Agieren statt proklamieren

Photo: Scott Web auf Unsplash
Photo: Scott Web auf Unsplash

Wie wenn es noch einen weiteren Beweis gebraucht hätte ... Unser gängiges Wirtschaftssystem ist zum endlosen Wachstum verdammt. Nachdem ein winziges Virus die Weltwirtschaft in Quarantäne geschickt hat, explodieren die Verluste. Millionen Menschen haben bereits ihren Arbeitsplatz verloren. Viele Unternehmen werden pleitegehen, andere werden nur durch massive Geldtransfusionen am Leben erhalten.

Die Schweiz hat zurzeit um die 62 Milliarden Franken für solche Transfusionen eingeplant. Und wie soll dieses Geld je zurückgezahlt werden? Durch Wachstum natürlich. 
Dass ungebremstes Wirtschaftswachstum mit dem Schutz von Ressourcen, der Natur und des Klimas nicht vereinbar sind, schleckt keine Geiss weg. Da helfen weder ein «Green New Deal» noch hehre Klimaziele. Zumal gerade diese im Sog der Pandemie unterzugehen drohen. 
Beispiel Swiss:
Der Bundesrat beschliesst letzte Woche, der Fluggesellschaft Swiss mit rund 1,3 Milliarden Franken unter die Arme zu greifen. Einem Unternehmen notabene, das sich in deutscher Hand befindet, und einer Branche, die zu mehr als zehn Prozent zum nationalen Treibhausgasausstoss beiträgt.
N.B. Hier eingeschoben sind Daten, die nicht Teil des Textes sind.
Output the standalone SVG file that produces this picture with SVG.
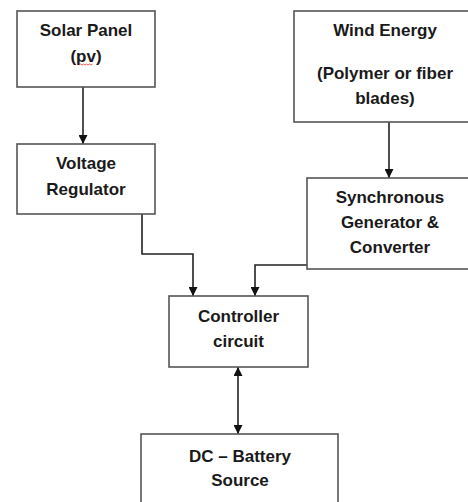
<svg xmlns="http://www.w3.org/2000/svg" width="468" height="502" viewBox="0 0 468 502">
<defs>
<style>
.box{fill:#fff;stroke:#555;stroke-width:1.6}
.t{font-family:"Liberation Sans",Arial,sans-serif;font-weight:bold;font-size:17px;fill:#1a1a1a;text-anchor:middle}
.c{fill:none;stroke:#222;stroke-width:1.6}
</style>
<marker id="ah" viewBox="0 0 10 10" refX="10" refY="5" markerWidth="9" markerHeight="9" markerUnits="userSpaceOnUse" orient="auto-start-reverse">
<path d="M0,0 L10,5 L0,10 Z" fill="#111"/>
</marker>
</defs>
<rect width="468" height="502" fill="#fff"/>
<g id="connectors">
<path class="c" d="M83,87 V144" marker-end="url(#ah)"/>
<path class="c" d="M389,122 V178" marker-end="url(#ah)"/>
<path class="c" d="M142,214 V254 H193 V296" marker-end="url(#ah)"/>
<path class="c" d="M307,265 H255 V296" marker-end="url(#ah)"/>
<path class="c" d="M238,367 V434" marker-start="url(#ah)" marker-end="url(#ah)"/>
</g>
<g id="solar">
<rect class="box" x="17" y="11" width="138" height="76"/>
<text class="t" x="86" y="36">Solar Panel</text>
<text class="t" x="86" y="62">(pv)</text>
<path d="M79,65 l1.5,-1 1.5,1 1.5,-1 1.5,1 1.5,-1 1.5,1 1.5,-1 1.5,1 1.5,-1" fill="none" stroke="#d33" stroke-width="0.8"/>
</g>
<g id="regulator">
<rect class="box" x="17" y="144" width="138" height="70"/>
<text class="t" x="86" y="169">Voltage</text>
<text class="t" x="86" y="195">Regulator</text>
</g>
<g id="wind">
<rect class="box" x="294" y="11" width="182" height="111"/>
<text class="t" x="385" y="36">Wind Energy</text>
<text class="t" x="385" y="79">(Polymer or fiber</text>
<text class="t" x="385" y="104">blades)</text>
</g>
<g id="generator">
<rect class="box" x="307" y="178" width="168" height="91"/>
<text class="t" x="390" y="203">Synchronous</text>
<text class="t" x="390" y="228">Generator &amp;</text>
<text class="t" x="390" y="253">Converter</text>
</g>
<g id="controller">
<rect class="box" x="169" y="296" width="139" height="71"/>
<text class="t" x="238.5" y="322">Controller</text>
<text class="t" x="238.5" y="347">circuit</text>
</g>
<g id="battery">
<rect class="box" x="141" y="434" width="197" height="80"/>
<text class="t" x="240" y="462">DC – Battery</text>
<text class="t" x="240" y="486">Source</text>
</g>
</svg>
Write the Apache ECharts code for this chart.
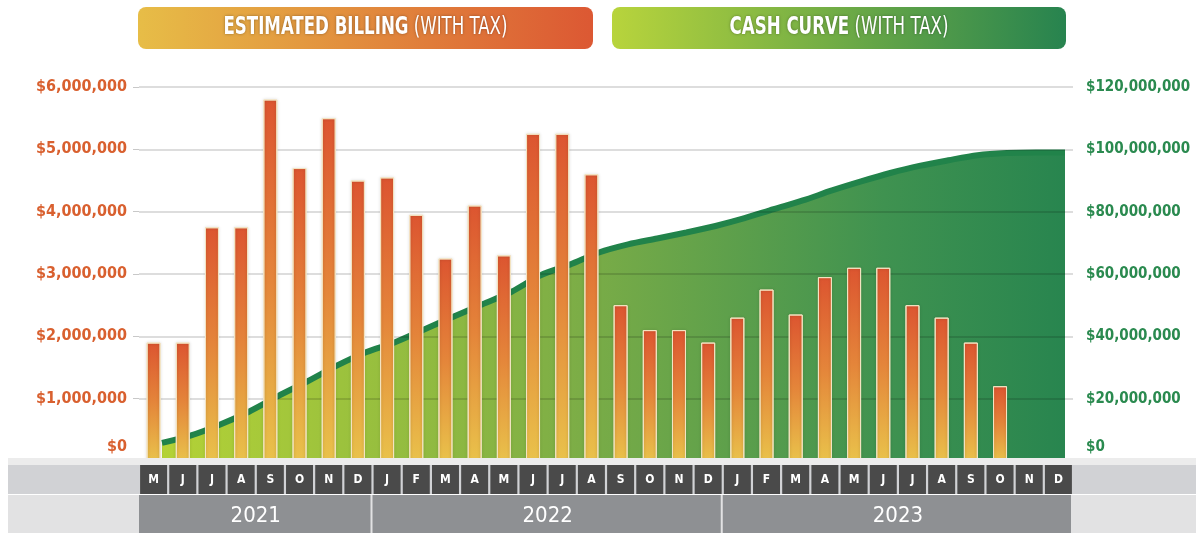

Die überaus grosszügige Geldtransfusion knüpft der Bundesrat an keinerlei klimapolitischen Bedingungen und bestätigt damit eine alte Regel, wie der Energiejournalist Hanspeter Guggenbühl in der online-Zeitung Infosperber schreibt: «In der Umwelt- und Klimapolitik wird grossmäulig proklamiert, in der Wirtschaftspolitik hingegen sofort – und oft diametral entgegengesetzt – reagiert und finanziert.»
Nun hat es das Parlament in seiner Sondersession, die diese Woche beginnt, in der Hand, die Weichen anders zu stellen. Zum Beispiel, dass die Finanzspritze nur dann gesetzt wird, wenn sich die Swiss dazu verpflichtet, die proklamierten Klimaziele – netto null bis 2050 – zu erreichen. Konkret bedeutet das, weniger Flüge, höhere Flugpreise, kein Wachstum. Falls auch das Parlament sich nicht durchringen kann, die Weichen entsprechend zu stellen, bleibt noch das gute alte Referendum. 
Wird sich eine Mehrheit der Stimmbevölkerung der Einsicht beugen, dass die Corona-Krise nur ein laues Lüftchen war angesichts dessen, was eine ungebremste Veränderung des Klimas anrichten wird? Oder verharren die meisten im akuten Krisenbewältigungs-Modus und entscheiden sich für mehr, mehr, mehr?
Hier tut sich jedenfalls ein weites Feld auf, gerade auch für die bewegte Klimajugend. Jetzt haben wir die Möglichkeit, Nägel mit Köpfen zu machen und zu beweisen, dass wir nicht nur grossmäulig proklamieren, sondern auch bereit sind, konsequent zu agieren. 
Christa Dettwiler 
P.S.: Laut dem Nachrichtenmagazin «Der Spiegel» hebt jetzt auch das Grosskapital den Warnfinger und verlangt in einem Brief an die führenden Industrie- und Schwellenländer (G20): «Wiederaufbaupläne, die den Klimawandel verschärfen, würden Investoren und Volkswirtschaften in den kommenden Jahren wachsenden finanziellen, gesundheitlichen und sozialen Risiken aussetzen.» Die Absenderin des Briefes, die «Investor Agenda», vertritt die Interessen von über 400 Grossinvestoren, die mehr als 30 Billionen Dollar verwalten. Offenbar wollen sie ihr Geld nur hergeben, wenn «Massnahmen zur Wiederbelebung der Wirtschaft nach der Pandemie einen grünen Fokus haben.»